═══ MATERIAL PROVIDED ═══
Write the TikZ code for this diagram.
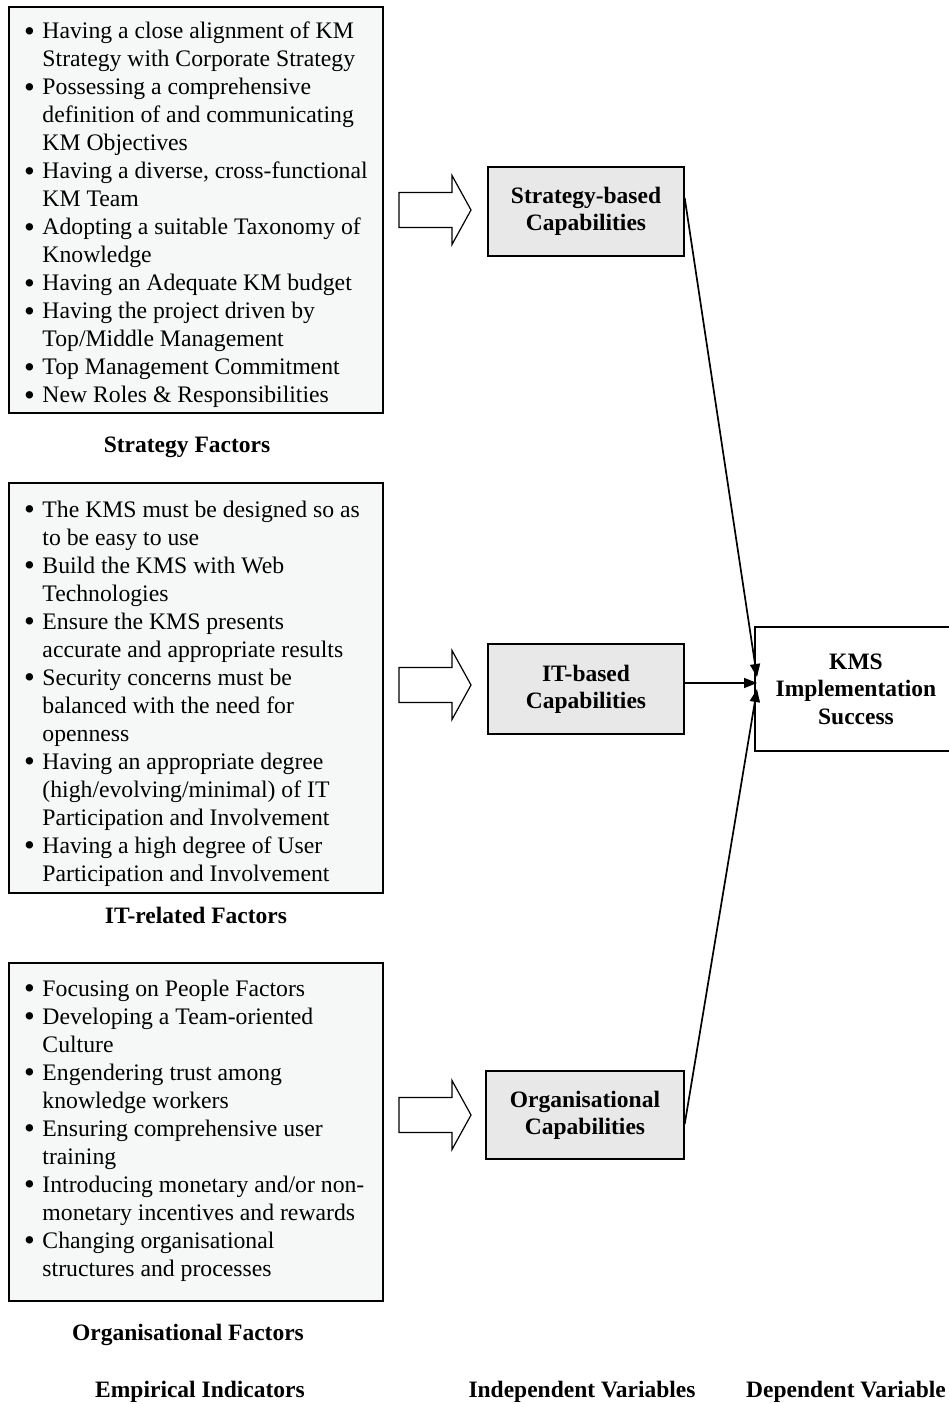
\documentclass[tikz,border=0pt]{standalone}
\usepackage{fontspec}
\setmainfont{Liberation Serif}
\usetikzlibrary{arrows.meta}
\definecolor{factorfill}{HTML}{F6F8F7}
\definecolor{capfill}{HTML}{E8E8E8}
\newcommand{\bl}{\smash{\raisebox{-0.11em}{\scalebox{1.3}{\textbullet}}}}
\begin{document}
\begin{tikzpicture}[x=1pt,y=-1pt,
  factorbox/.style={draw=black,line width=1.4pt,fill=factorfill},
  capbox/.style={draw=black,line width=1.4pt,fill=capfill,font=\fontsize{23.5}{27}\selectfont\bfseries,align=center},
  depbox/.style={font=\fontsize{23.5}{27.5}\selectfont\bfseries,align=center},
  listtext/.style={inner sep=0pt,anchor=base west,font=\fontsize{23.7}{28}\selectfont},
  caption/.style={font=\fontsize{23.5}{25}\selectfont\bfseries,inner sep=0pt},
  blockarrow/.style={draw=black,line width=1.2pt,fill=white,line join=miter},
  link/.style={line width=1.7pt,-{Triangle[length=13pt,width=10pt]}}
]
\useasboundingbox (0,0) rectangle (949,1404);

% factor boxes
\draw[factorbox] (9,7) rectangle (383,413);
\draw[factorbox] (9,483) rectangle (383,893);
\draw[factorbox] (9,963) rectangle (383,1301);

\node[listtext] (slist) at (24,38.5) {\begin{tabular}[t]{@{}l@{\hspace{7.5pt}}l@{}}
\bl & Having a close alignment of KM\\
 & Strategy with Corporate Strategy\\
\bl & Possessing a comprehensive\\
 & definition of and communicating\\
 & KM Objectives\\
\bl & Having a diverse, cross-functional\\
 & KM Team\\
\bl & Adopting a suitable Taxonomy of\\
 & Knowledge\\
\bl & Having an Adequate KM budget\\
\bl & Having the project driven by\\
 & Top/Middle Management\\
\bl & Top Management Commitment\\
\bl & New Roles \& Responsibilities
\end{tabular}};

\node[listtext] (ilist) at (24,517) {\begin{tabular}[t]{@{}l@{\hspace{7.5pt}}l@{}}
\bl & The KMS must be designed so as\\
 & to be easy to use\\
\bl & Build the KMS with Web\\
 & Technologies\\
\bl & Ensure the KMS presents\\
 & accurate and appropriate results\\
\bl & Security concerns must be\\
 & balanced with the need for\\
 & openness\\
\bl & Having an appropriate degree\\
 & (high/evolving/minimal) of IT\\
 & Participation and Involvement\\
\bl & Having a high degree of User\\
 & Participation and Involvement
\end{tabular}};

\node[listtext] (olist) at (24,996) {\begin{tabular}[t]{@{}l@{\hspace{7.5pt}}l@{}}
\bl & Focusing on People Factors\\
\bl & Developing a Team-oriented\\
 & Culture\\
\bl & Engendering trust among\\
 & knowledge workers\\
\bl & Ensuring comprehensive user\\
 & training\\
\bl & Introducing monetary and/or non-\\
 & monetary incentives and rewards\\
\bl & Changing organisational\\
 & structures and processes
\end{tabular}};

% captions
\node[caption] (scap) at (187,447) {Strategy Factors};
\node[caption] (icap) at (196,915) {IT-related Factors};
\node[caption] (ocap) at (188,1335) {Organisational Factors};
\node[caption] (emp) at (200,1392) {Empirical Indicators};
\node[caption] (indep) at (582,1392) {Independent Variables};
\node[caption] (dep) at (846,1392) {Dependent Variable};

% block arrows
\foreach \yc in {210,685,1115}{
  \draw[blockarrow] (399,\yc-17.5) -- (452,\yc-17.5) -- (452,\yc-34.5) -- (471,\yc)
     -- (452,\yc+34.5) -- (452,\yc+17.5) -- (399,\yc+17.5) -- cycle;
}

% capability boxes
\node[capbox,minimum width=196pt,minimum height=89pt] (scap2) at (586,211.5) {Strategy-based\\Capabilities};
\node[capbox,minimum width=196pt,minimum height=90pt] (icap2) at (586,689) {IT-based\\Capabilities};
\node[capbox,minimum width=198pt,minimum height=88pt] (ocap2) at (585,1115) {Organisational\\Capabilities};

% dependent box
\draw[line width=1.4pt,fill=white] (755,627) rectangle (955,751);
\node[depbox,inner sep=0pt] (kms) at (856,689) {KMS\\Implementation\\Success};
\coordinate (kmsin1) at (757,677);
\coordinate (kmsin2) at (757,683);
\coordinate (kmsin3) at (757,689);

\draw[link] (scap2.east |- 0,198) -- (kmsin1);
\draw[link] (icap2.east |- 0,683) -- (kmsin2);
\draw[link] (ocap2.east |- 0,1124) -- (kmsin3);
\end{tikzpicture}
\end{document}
═══
# WHAT IS REQUIRED
Without the pictures, output the full listing exactly as it stands.

# EXERCISE RESPONSE
Write the TikZ code for this diagram.
\documentclass[tikz,border=0pt]{standalone}
\usepackage{fontspec}
\setmainfont{Liberation Serif}
\usetikzlibrary{arrows.meta}
\definecolor{factorfill}{HTML}{F6F8F7}
\definecolor{capfill}{HTML}{E8E8E8}
\newcommand{\bl}{\smash{\raisebox{-0.11em}{\scalebox{1.3}{\textbullet}}}}
\begin{document}
\begin{tikzpicture}[x=1pt,y=-1pt,
  factorbox/.style={draw=black,line width=1.4pt,fill=factorfill},
  capbox/.style={draw=black,line width=1.4pt,fill=capfill,font=\fontsize{23.5}{27}\selectfont\bfseries,align=center},
  depbox/.style={font=\fontsize{23.5}{27.5}\selectfont\bfseries,align=center},
  listtext/.style={inner sep=0pt,anchor=base west,font=\fontsize{23.7}{28}\selectfont},
  caption/.style={font=\fontsize{23.5}{25}\selectfont\bfseries,inner sep=0pt},
  blockarrow/.style={draw=black,line width=1.2pt,fill=white,line join=miter},
  link/.style={line width=1.7pt,-{Triangle[length=13pt,width=10pt]}}
]
\useasboundingbox (0,0) rectangle (949,1404);

% factor boxes
\draw[factorbox] (9,7) rectangle (383,413);
\draw[factorbox] (9,483) rectangle (383,893);
\draw[factorbox] (9,963) rectangle (383,1301);

\node[listtext] (slist) at (24,38.5) {\begin{tabular}[t]{@{}l@{\hspace{7.5pt}}l@{}}
\bl & Having a close alignment of KM\\
 & Strategy with Corporate Strategy\\
\bl & Possessing a comprehensive\\
 & definition of and communicating\\
 & KM Objectives\\
\bl & Having a diverse, cross-functional\\
 & KM Team\\
\bl & Adopting a suitable Taxonomy of\\
 & Knowledge\\
\bl & Having an Adequate KM budget\\
\bl & Having the project driven by\\
 & Top/Middle Management\\
\bl & Top Management Commitment\\
\bl & New Roles \& Responsibilities
\end{tabular}};

\node[listtext] (ilist) at (24,517) {\begin{tabular}[t]{@{}l@{\hspace{7.5pt}}l@{}}
\bl & The KMS must be designed so as\\
 & to be easy to use\\
\bl & Build the KMS with Web\\
 & Technologies\\
\bl & Ensure the KMS presents\\
 & accurate and appropriate results\\
\bl & Security concerns must be\\
 & balanced with the need for\\
 & openness\\
\bl & Having an appropriate degree\\
 & (high/evolving/minimal) of IT\\
 & Participation and Involvement\\
\bl & Having a high degree of User\\
 & Participation and Involvement
\end{tabular}};

\node[listtext] (olist) at (24,996) {\begin{tabular}[t]{@{}l@{\hspace{7.5pt}}l@{}}
\bl & Focusing on People Factors\\
\bl & Developing a Team-oriented\\
 & Culture\\
\bl & Engendering trust among\\
 & knowledge workers\\
\bl & Ensuring comprehensive user\\
 & training\\
\bl & Introducing monetary and/or non-\\
 & monetary incentives and rewards\\
\bl & Changing organisational\\
 & structures and processes
\end{tabular}};

% captions
\node[caption] (scap) at (187,447) {Strategy Factors};
\node[caption] (icap) at (196,915) {IT-related Factors};
\node[caption] (ocap) at (188,1335) {Organisational Factors};
\node[caption] (emp) at (200,1392) {Empirical Indicators};
\node[caption] (indep) at (582,1392) {Independent Variables};
\node[caption] (dep) at (846,1392) {Dependent Variable};

% block arrows
\foreach \yc in {210,685,1115}{
  \draw[blockarrow] (399,\yc-17.5) -- (452,\yc-17.5) -- (452,\yc-34.5) -- (471,\yc)
     -- (452,\yc+34.5) -- (452,\yc+17.5) -- (399,\yc+17.5) -- cycle;
}

% capability boxes
\node[capbox,minimum width=196pt,minimum height=89pt] (scap2) at (586,211.5) {Strategy-based\\Capabilities};
\node[capbox,minimum width=196pt,minimum height=90pt] (icap2) at (586,689) {IT-based\\Capabilities};
\node[capbox,minimum width=198pt,minimum height=88pt] (ocap2) at (585,1115) {Organisational\\Capabilities};

% dependent box
\draw[line width=1.4pt,fill=white] (755,627) rectangle (955,751);
\node[depbox,inner sep=0pt] (kms) at (856,689) {KMS\\Implementation\\Success};
\coordinate (kmsin1) at (757,677);
\coordinate (kmsin2) at (757,683);
\coordinate (kmsin3) at (757,689);

\draw[link] (scap2.east |- 0,198) -- (kmsin1);
\draw[link] (icap2.east |- 0,683) -- (kmsin2);
\draw[link] (ocap2.east |- 0,1124) -- (kmsin3);
\end{tikzpicture}
\end{document}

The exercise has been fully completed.